Political Sociology of Law and Digital Society: Fake News in Brazil

Monday, 7 July 2025: 15:00
Location: FSE001 (Faculty of Education Sciences (FSE))
Oral Presentation
Wanda CAPELLER, SciencePo Toulouse, France
Joao PEDROSO, University of Coimbra, Portugal
Andreia SANTOS, Independent researcher, Portugal
The Political Sociology of Law provides us with the critical epistemological tools necessary to understand the fake news phenomenon in digital society, allowing us to propose an initial question: can law and justice, through regulation, control the massive impact of fake news in the socio-political field? Our core thesis sustains that artificial intelligence, by its rhizomic networks, exponentially generates the conditions for the massification of disinformation, henceforth projected on glocal scales.
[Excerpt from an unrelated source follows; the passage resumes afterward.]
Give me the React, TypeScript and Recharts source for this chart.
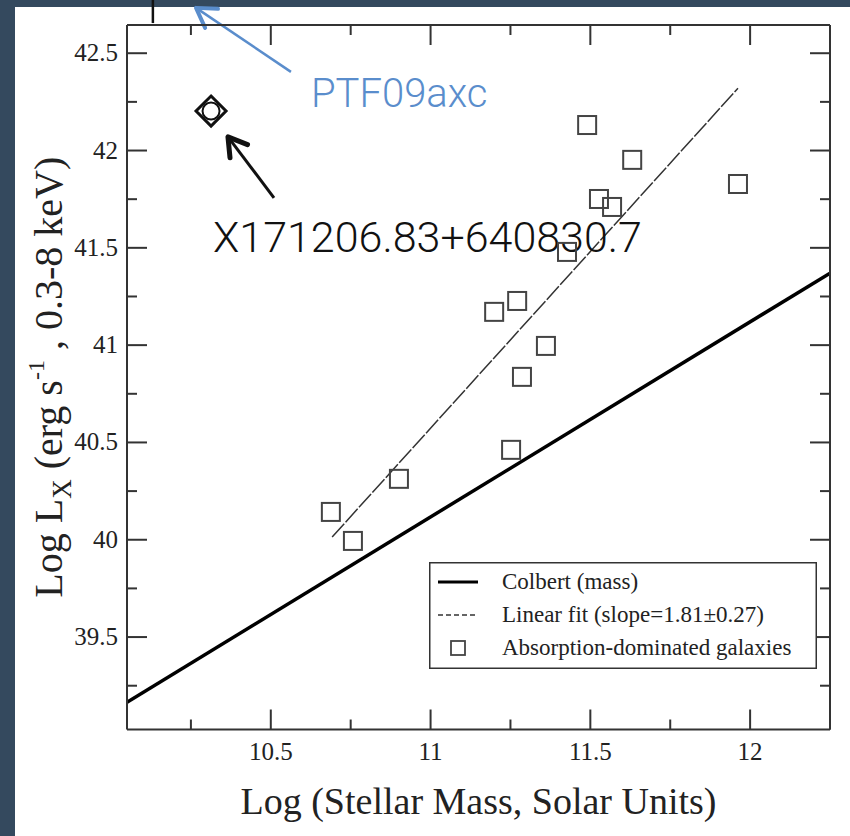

The digital society, based on technological acceleration and alienation from the social world leads to a political de-subjectification process and a lack of legal consciousness. We argue on the basis of five essential premises, as following: (1) Man, mendax ab initio; (2) With the algorithmic colonization of politics, the digital society installs the post-truth society; (3) Disinformation deconstructs the myth of algorithmic neutrality; (4) Digital order leads to the disorder of the rule of law: (5) Global problems require global and local solutions: case study on Law and Justice facing fake news in Brazil. In this context, we underline the emerging of five perverse effects: (1) The effect of digital disorder; (2) The effect of social fracture; (3) The effect of cognitive confusion; (4) The effect of political dissent; and (5) The effect of the exception on rule of law.